_DATA EXCERPT_:

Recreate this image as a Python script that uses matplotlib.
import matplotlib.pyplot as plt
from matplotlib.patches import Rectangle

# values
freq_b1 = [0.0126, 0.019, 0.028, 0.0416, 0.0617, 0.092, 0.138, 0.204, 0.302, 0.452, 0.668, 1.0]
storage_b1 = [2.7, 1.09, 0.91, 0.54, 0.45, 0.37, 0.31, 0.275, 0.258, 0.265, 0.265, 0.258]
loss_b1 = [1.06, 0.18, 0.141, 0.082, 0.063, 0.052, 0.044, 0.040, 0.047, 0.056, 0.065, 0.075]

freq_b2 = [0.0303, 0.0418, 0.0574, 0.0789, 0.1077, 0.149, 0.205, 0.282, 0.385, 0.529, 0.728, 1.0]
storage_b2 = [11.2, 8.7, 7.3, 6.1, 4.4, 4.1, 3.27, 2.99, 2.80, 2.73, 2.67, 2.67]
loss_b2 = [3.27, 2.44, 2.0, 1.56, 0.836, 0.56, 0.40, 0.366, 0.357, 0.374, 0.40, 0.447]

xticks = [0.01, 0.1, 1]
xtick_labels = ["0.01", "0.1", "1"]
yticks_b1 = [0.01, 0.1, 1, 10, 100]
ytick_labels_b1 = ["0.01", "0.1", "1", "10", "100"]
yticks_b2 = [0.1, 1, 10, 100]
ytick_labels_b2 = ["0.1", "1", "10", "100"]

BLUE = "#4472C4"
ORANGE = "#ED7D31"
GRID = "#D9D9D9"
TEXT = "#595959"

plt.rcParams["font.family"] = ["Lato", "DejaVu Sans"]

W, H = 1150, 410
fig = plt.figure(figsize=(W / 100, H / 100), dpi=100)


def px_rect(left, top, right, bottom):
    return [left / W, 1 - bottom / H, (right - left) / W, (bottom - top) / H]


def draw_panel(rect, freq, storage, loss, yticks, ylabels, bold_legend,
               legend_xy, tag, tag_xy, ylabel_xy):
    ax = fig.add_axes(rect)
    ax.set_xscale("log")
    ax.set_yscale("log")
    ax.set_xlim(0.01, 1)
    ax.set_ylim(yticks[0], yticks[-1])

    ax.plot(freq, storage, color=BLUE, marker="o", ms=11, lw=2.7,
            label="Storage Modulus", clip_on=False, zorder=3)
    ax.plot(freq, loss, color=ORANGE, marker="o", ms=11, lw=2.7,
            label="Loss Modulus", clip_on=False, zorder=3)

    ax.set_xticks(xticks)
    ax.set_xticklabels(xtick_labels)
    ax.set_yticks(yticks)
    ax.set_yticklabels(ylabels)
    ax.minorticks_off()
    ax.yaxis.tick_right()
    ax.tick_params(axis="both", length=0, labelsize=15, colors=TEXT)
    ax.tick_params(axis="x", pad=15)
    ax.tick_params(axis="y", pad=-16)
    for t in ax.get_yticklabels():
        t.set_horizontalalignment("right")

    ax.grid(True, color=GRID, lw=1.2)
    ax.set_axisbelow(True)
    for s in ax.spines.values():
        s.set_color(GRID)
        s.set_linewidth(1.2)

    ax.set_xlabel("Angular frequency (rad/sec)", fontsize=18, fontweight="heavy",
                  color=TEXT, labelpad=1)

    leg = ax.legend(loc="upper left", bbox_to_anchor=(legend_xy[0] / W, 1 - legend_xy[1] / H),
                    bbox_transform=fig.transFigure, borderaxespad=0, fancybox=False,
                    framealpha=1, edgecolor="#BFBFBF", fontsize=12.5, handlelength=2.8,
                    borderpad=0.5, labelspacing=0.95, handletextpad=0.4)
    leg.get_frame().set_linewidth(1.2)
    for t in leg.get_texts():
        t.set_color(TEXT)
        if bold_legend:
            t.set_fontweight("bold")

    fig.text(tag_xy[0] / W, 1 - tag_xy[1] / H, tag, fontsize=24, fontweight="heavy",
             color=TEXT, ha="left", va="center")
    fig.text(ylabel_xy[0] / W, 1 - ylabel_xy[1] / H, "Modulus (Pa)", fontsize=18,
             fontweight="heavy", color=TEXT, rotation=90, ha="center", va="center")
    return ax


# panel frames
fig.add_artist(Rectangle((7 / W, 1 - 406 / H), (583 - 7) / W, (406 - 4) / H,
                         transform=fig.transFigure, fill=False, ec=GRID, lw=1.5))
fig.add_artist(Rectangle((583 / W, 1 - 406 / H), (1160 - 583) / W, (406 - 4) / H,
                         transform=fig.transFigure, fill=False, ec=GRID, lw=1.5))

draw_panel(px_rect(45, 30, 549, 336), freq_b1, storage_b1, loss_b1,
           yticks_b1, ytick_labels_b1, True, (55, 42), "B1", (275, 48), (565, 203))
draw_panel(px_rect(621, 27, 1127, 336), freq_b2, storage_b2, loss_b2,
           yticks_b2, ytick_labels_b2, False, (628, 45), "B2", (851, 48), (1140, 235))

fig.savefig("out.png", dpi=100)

_WORK REQUIRED_: Write every line of the material above again, exactly.

_EXPECTED OUTPUT_:
Recreate this image as a Python script that uses matplotlib.
import matplotlib.pyplot as plt
from matplotlib.patches import Rectangle

# values
freq_b1 = [0.0126, 0.019, 0.028, 0.0416, 0.0617, 0.092, 0.138, 0.204, 0.302, 0.452, 0.668, 1.0]
storage_b1 = [2.7, 1.09, 0.91, 0.54, 0.45, 0.37, 0.31, 0.275, 0.258, 0.265, 0.265, 0.258]
loss_b1 = [1.06, 0.18, 0.141, 0.082, 0.063, 0.052, 0.044, 0.040, 0.047, 0.056, 0.065, 0.075]

freq_b2 = [0.0303, 0.0418, 0.0574, 0.0789, 0.1077, 0.149, 0.205, 0.282, 0.385, 0.529, 0.728, 1.0]
storage_b2 = [11.2, 8.7, 7.3, 6.1, 4.4, 4.1, 3.27, 2.99, 2.80, 2.73, 2.67, 2.67]
loss_b2 = [3.27, 2.44, 2.0, 1.56, 0.836, 0.56, 0.40, 0.366, 0.357, 0.374, 0.40, 0.447]

xticks = [0.01, 0.1, 1]
xtick_labels = ["0.01", "0.1", "1"]
yticks_b1 = [0.01, 0.1, 1, 10, 100]
ytick_labels_b1 = ["0.01", "0.1", "1", "10", "100"]
yticks_b2 = [0.1, 1, 10, 100]
ytick_labels_b2 = ["0.1", "1", "10", "100"]

BLUE = "#4472C4"
ORANGE = "#ED7D31"
GRID = "#D9D9D9"
TEXT = "#595959"

plt.rcParams["font.family"] = ["Lato", "DejaVu Sans"]

W, H = 1150, 410
fig = plt.figure(figsize=(W / 100, H / 100), dpi=100)


def px_rect(left, top, right, bottom):
    return [left / W, 1 - bottom / H, (right - left) / W, (bottom - top) / H]


def draw_panel(rect, freq, storage, loss, yticks, ylabels, bold_legend,
               legend_xy, tag, tag_xy, ylabel_xy):
    ax = fig.add_axes(rect)
    ax.set_xscale("log")
    ax.set_yscale("log")
    ax.set_xlim(0.01, 1)
    ax.set_ylim(yticks[0], yticks[-1])

    ax.plot(freq, storage, color=BLUE, marker="o", ms=11, lw=2.7,
            label="Storage Modulus", clip_on=False, zorder=3)
    ax.plot(freq, loss, color=ORANGE, marker="o", ms=11, lw=2.7,
            label="Loss Modulus", clip_on=False, zorder=3)

    ax.set_xticks(xticks)
    ax.set_xticklabels(xtick_labels)
    ax.set_yticks(yticks)
    ax.set_yticklabels(ylabels)
    ax.minorticks_off()
    ax.yaxis.tick_right()
    ax.tick_params(axis="both", length=0, labelsize=15, colors=TEXT)
    ax.tick_params(axis="x", pad=15)
    ax.tick_params(axis="y", pad=-16)
    for t in ax.get_yticklabels():
        t.set_horizontalalignment("right")

    ax.grid(True, color=GRID, lw=1.2)
    ax.set_axisbelow(True)
    for s in ax.spines.values():
        s.set_color(GRID)
        s.set_linewidth(1.2)

    ax.set_xlabel("Angular frequency (rad/sec)", fontsize=18, fontweight="heavy",
                  color=TEXT, labelpad=1)

    leg = ax.legend(loc="upper left", bbox_to_anchor=(legend_xy[0] / W, 1 - legend_xy[1] / H),
                    bbox_transform=fig.transFigure, borderaxespad=0, fancybox=False,
                    framealpha=1, edgecolor="#BFBFBF", fontsize=12.5, handlelength=2.8,
                    borderpad=0.5, labelspacing=0.95, handletextpad=0.4)
    leg.get_frame().set_linewidth(1.2)
    for t in leg.get_texts():
        t.set_color(TEXT)
        if bold_legend:
            t.set_fontweight("bold")

    fig.text(tag_xy[0] / W, 1 - tag_xy[1] / H, tag, fontsize=24, fontweight="heavy",
             color=TEXT, ha="left", va="center")
    fig.text(ylabel_xy[0] / W, 1 - ylabel_xy[1] / H, "Modulus (Pa)", fontsize=18,
             fontweight="heavy", color=TEXT, rotation=90, ha="center", va="center")
    return ax


# panel frames
fig.add_artist(Rectangle((7 / W, 1 - 406 / H), (583 - 7) / W, (406 - 4) / H,
                         transform=fig.transFigure, fill=False, ec=GRID, lw=1.5))
fig.add_artist(Rectangle((583 / W, 1 - 406 / H), (1160 - 583) / W, (406 - 4) / H,
                         transform=fig.transFigure, fill=False, ec=GRID, lw=1.5))

draw_panel(px_rect(45, 30, 549, 336), freq_b1, storage_b1, loss_b1,
           yticks_b1, ytick_labels_b1, True, (55, 42), "B1", (275, 48), (565, 203))
draw_panel(px_rect(621, 27, 1127, 336), freq_b2, storage_b2, loss_b2,
           yticks_b2, ytick_labels_b2, False, (628, 45), "B2", (851, 48), (1140, 235))

fig.savefig("out.png", dpi=100)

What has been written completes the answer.